— DIRECTIONS FOR THIS TASK —
Can you set down, exactly as they appear below, the lines from the opening of the material through the one bearing "iterations = list(range(5, 31))", minus the pictures?

*** DATASET EXCERPT

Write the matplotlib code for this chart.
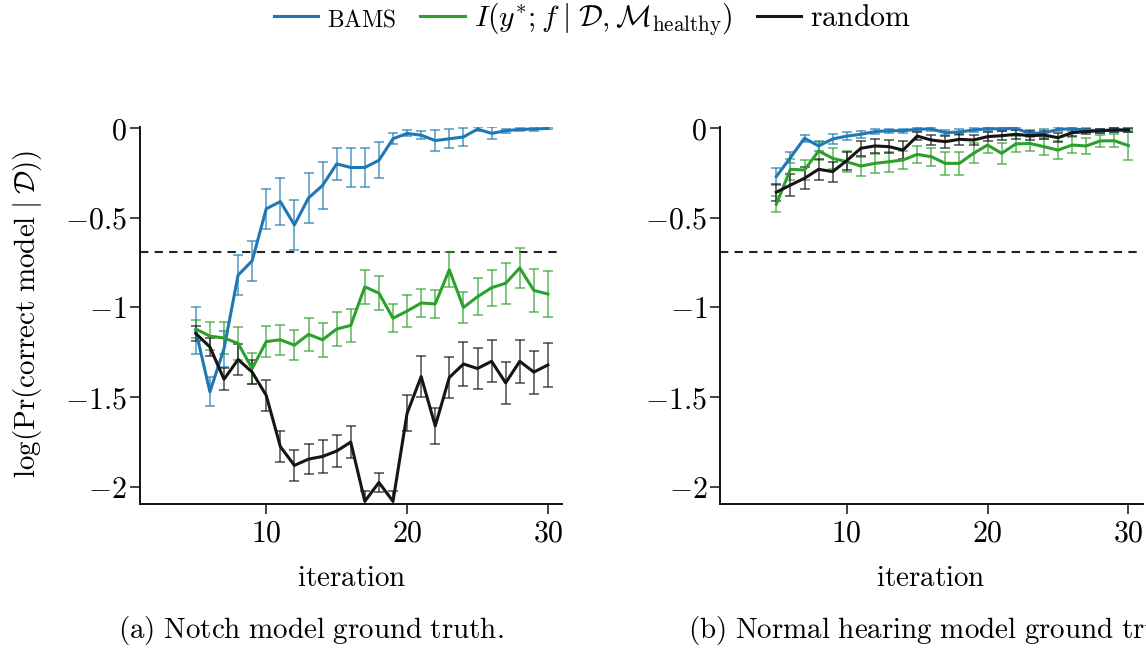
import numpy as np
import matplotlib
matplotlib.use("Agg")
import matplotlib.pyplot as plt
from matplotlib.lines import Line2D

plt.rcParams['mathtext.fontset'] = 'cm'
plt.rcParams['font.family'] = ['DejaVu Serif']

iterations = list(range(5, 31))

# (a) Notch model ground truth
bams_a = [-1.13, -1.47, -1.23, -0.82, -0.74, -0.45, -0.41, -0.54, -0.39, -0.32, -0.20, -0.22, -0.22,
          -0.18, -0.06, -0.03, -0.04, -0.07, -0.06, -0.05, -0.006, -0.03, -0.015, -0.008, -0.006, -0.002]
bams_a_err = [0.13, 0.08, 0.10, 0.11, 0.11, 0.11, 0.13, 0.14, 0.14, 0.13, 0.09, 0.11, 0.11,
              0.10, 0.03, 0.017, 0.022, 0.06, 0.054, 0.052, 0.01, 0.033, 0.012, 0.01, 0.008, 0.005]
info_a = [-1.12, -1.16, -1.17, -1.20, -1.34, -1.19, -1.18, -1.21, -1.15, -1.18, -1.12, -1.10, -0.885,
          -0.92, -1.06, -1.02, -0.975, -0.98, -0.79, -1.00, -0.94, -0.89, -0.865, -0.78, -0.905, -0.925]
info_a_err = [0.05, 0.078, 0.088, 0.09, 0.086, 0.085, 0.083, 0.083, 0.093, 0.096, 0.096, 0.092, 0.095,
              0.093, 0.079, 0.088, 0.08, 0.08, 0.098, 0.088, 0.104, 0.1, 0.113, 0.109, 0.118, 0.13]
random_a = [-1.145, -1.22, -1.40, -1.29, -1.36, -1.49, -1.775, -1.88, -1.845, -1.83, -1.80, -1.75, -2.08,
            -1.975, -2.08, -1.59, -1.385, -1.66, -1.39, -1.315, -1.34, -1.30, -1.42, -1.30, -1.36, -1.32]
random_a_err = [0.04, 0.05, 0.062, 0.089, 0.065, 0.088, 0.085, 0.086, 0.084, 0.094, 0.09, 0.087, 0.06,
                0.055, 0.06, 0.10, 0.116, 0.10, 0.115, 0.124, 0.115, 0.117, 0.118, 0.119, 0.12, 0.123]

# (b) Normal hearing model ground truth
bams_b = [-0.27, -0.165, -0.057, -0.10, -0.061, -0.045, -0.035, -0.02, -0.015, -0.015, -0.007, -0.005, -0.026,
          -0.022, -0.011, -0.004, -0.005, -0.002, -0.03, -0.028, -0.007, -0.005, -0.011, -0.016, -0.011, -0.013]
bams_b_err = [0.046, 0.03, 0.02, 0.026, 0.03, 0.02, 0.02, 0.015, 0.012, 0.012, 0.01, 0.01, 0.015,
              0.015, 0.012, 0.01, 0.012, 0.01, 0.02, 0.02, 0.01, 0.01, 0.012, 0.012, 0.01, 0.01]
info_b = [-0.425, -0.23, -0.234, -0.128, -0.169, -0.188, -0.212, -0.197, -0.188, -0.178, -0.147, -0.16, -0.197,
          -0.197, -0.141, -0.095, -0.141, -0.089, -0.086, -0.104, -0.123, -0.095, -0.10, -0.072, -0.071, -0.098]
info_b_err = [0.045, 0.058, 0.056, 0.05, 0.058, 0.059, 0.053, 0.051, 0.056, 0.049, 0.046, 0.051, 0.065,
              0.065, 0.056, 0.046, 0.06, 0.042, 0.041, 0.044, 0.049, 0.045, 0.045, 0.035, 0.037, 0.08]
random_b = [-0.358, -0.318, -0.28, -0.23, -0.243, -0.182, -0.113, -0.10, -0.104, -0.123, -0.045, -0.067, -0.076,
            -0.063, -0.067, -0.048, -0.043, -0.035, -0.043, -0.039, -0.054, -0.026, -0.02, -0.015, -0.011, -0.011]
random_b_err = [0.048, 0.06, 0.061, 0.06, 0.056, 0.051, 0.042, 0.037, 0.037, 0.05, 0.024, 0.028, 0.033,
                0.03, 0.028, 0.025, 0.025, 0.025, 0.025, 0.025, 0.025, 0.02, 0.015, 0.012, 0.012, 0.01]

chance_level = np.log(0.5)
yticks = [0, -0.5, -1, -1.5, -2]
ytick_labels = [r'$0$', r'$-0.5$', r'$-1$', r'$-1.5$', r'$-2$']
xticks = [10, 20, 30]
xtick_labels = [r'$10$', r'$20$', r'$30$']

series_names = [r'$\mathrm{BAMS}$',
                r'$I(y^{*}; f \;|\; \mathcal{D}, \mathcal{M}_{\mathrm{healthy}})$',
                r'$\mathrm{random}$']
colors = ['#1f77b4', '#2ca02c', '#151515']
captions = [r'$\mathrm{(a)\ Notch\ model\ ground\ truth.}$',
            r'$\mathrm{(b)\ Normal\ hearing\ model\ ground\ truth.}$']
ylabel_text = r'$\log(\mathrm{Pr}(\mathrm{correct\ model} \;|\; \mathcal{D}))$'

FS = 21.5
FS_CAP = 20.9
W, H = 1146, 648
fig = plt.figure(figsize=(W / 100, H / 100), dpi=100)

ax_w = 422.5 / W
ax_h = (504 - 127) / H
ax_b = 1 - 504 / H
axes = [fig.add_axes([139.5 / W, ax_b, ax_w, ax_h]),
        fig.add_axes([720 / W, ax_b, ax_w, ax_h])]

panel_data = [
    [(bams_a, bams_a_err), (info_a, info_a_err), (random_a, random_a_err)],
    [(bams_b, bams_b_err), (info_b, info_b_err), (random_b, random_b_err)],
]

for ax, pdata in zip(axes, panel_data):
    ax.axhline(chance_level, color='#222222', lw=1.5, dashes=(4, 3), zorder=1)
    for (vals, errs), c in zip(pdata, colors):
        ax.errorbar(iterations, vals, yerr=errs, fmt='none', ecolor=c, elinewidth=1.3,
                    capsize=3.8, capthick=1.3, alpha=0.65, zorder=2)
        ax.plot(iterations, vals, color=c, lw=2.2, zorder=3)
    ax.set_xlim(1, 31)
    ax.set_ylim(-2.095, 0.0056)
    ax.set_yticks(yticks)
    ax.set_yticklabels(ytick_labels)
    ax.set_xticks(xticks)
    ax.set_xticklabels(xtick_labels)
    for s in ['top', 'right']:
        ax.spines[s].set_visible(False)
    for s in ['left', 'bottom']:
        ax.spines[s].set_linewidth(1.4)
        ax.spines[s].set_color('#111111')
    ax.tick_params(direction='out', length=7.2, width=1.1, labelsize=FS, color='#111111')
    ax.tick_params(axis='y', pad=2)
    ax.tick_params(axis='x', pad=4)
    ax.patch.set_visible(False)

for cx in [351.5, 931]:
    fig.text(cx / W, 1 - 578 / H, r'$\mathrm{iteration}$', ha='center', va='center', fontsize=FS_CAP)

fig.text(27 / W, 1 - 313.5 / H, ylabel_text, rotation=90, ha='center', va='center', fontsize=FS_CAP)

fig.text(118 / W, 1 - 630 / H, captions[0], ha='left', va='center', fontsize=FS_CAP)
fig.text(688 / W, 1 - 630 / H, captions[1], ha='left', va='center', fontsize=FS_CAP)

handles = [Line2D([], [], color=c, lw=2.2) for c in colors]
leg = fig.legend(handles, series_names, loc='center', bbox_to_anchor=(592.5 / W, 1 - 19 / H),
                 ncol=3, frameon=False, fontsize=FS, handlelength=1.5, handletextpad=0.3,
                 columnspacing=0.8, borderpad=0, borderaxespad=0)
leg.get_texts()[0].set_fontsize(16.8)

fig.savefig('out.png', dpi=100)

******

— SOLUTION TO THIS TASK —
Write the matplotlib code for this chart.
import numpy as np
import matplotlib
matplotlib.use("Agg")
import matplotlib.pyplot as plt
from matplotlib.lines import Line2D

plt.rcParams['mathtext.fontset'] = 'cm'
plt.rcParams['font.family'] = ['DejaVu Serif']

iterations = list(range(5, 31))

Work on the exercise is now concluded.